One of its most outspoken advocates, Ashin Wirathu, has called Muslims 'mad dogs'. Ma Ba Tha's precursor, the '969' movement, was implicated in violence in Rakhine state in 2012 that left more than 200 dead and a quarter of a million displaced. Many of them were Rohingya Muslims.
The Rohingya – to whom Myanmar denies citizenship, saying they migrated to the country from Bengal (though the Rohingya claim they are indigenous to Myanmar) – have borne the brunt of Buddhist nationalism. They face discrimination at every level. Many live in ghettos and refugee camps. Their land has been expropriated and given to Buddhist settlers. Violence, poverty and insecurity have driven many to take to boats in an effort to reach safety, as they believe, in Thailand; many have been left to drown.
But Buddhist nationalists have attacked Christian communities too. Myanmar ranks 23rd on Open Doors' World Watch list for Christian persecution. Many Christians belong to ethnic minority groups – including Rohingyas – who are targeted by nationalists.
|Buddhist monks led a protest march to denounce foreign criticism of the country's treatment of stateless Rohingya Muslims, in Yangon, Myanmar May 27, 2015. (Photo: Reuters)|
One sign of the power of the military-nationalist ideology is a law passed last August restricting religious conversion and interfaith marriages. Among other provisions, the law law will create local Religious Conversion Scrutinisation and Registration Boards.
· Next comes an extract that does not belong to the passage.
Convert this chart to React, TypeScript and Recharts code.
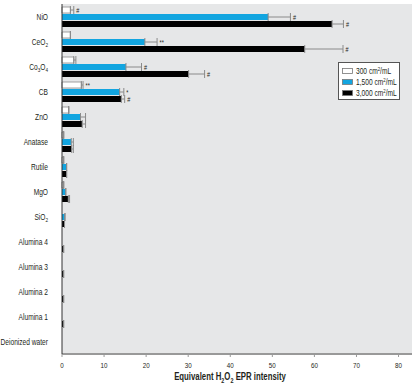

Anyone wishing to change their religion will have to be over 18 and will be required to file an application with a local board, including the reasons for the conversion.
The law was greeted with alarm by rights organisations, including Open Doors, which expressed hopes that a new government would repeal it, and Human Rights Watch, whose deputy Asia director Phil Robertson said: "Allowing local officials to regulate private faith so closely is a pathway to repression of religious freedom. In their zeal to protect Buddhism, the authors of these laws are imperiling other religious minorities, including Christians, Hindus, and especially Burma's persecuted Muslim minority."
But now that Aung San Suu Kyi is effectively in charge, surely things will improve?
Perhaps. However, there are worrying signs that religious liberty and the plight of minorities are not at the top of her agenda – and that she may even be personally resistant to change.
Suu Kyi was interviewed in 2013 by BBC journalist Mishal Husain and was challenged about anti-Islamic attitudes in Burma. When Husain pressed her, she said: "I would like to make the point that there are many moderate Muslims in Burma who have been well integrated into our society, but these problems arose last year and I think this is due to fear on both sides.
"This is what the world needs to understand; that the fear is not just to the side of the Muslims but on the side of the Buddhists as well."
According to a book by Peter Popham, The Lady And The Generals: Aung San Suu Kyi And Burma's Struggle For Freedom, she was incensed by the questioning and was heard to mutter off-air, "No one told me I was going to be interviewed by a Muslim."
Suu Kyi has never made a clear statement opposing the persecution of Rohingyas and other minorities and she has refused to endorse the judgment of Human Rights Watch about Buddhist nationalist responsibility for violence and discrimination. She has been widely attacked for her apparent acquiescence in wrongdoing.
However, reflecting on the incident, Popham wrote that her background was tolerant and liberal. He suggests her domestic enemies have always attacked her for being too close to the West and not 'Burmese' enough and that she became "hyper-sensitive" to the charge. By depicting her as foreign, her enemies "tried to lump her together with the Muslim minority who are also regarded by many Burmese Buddhists as aliens with no right to remain in the country", he says. "My hunch is that Suu Kyi feared that if she spoke up for the Rohingya, it would make it easy for her enemies to repeat this argument – and if the Burmese masses fell for it, that could erode her standing and her chances of coming to power."
Now, Popham thinks, it might be different.
But though Suu Kyi has come to power with an enormous amount of moral and political capital, it is fatally easy for politicians to lose such advantages by a few missteps. She may feel that keeping the powerful nationalists on side is more important than fighting for an unpopular cause, no matter how righteous it might be.
In that case, she might like to consider the example of America's President Lyndon Johnson. When he took office after the assassination of JF Kennedy, one of his advisers tried to persuade him not to waste his time on the lost cause of civil rights.
He replied: "Well, what the hell's the presidency for?"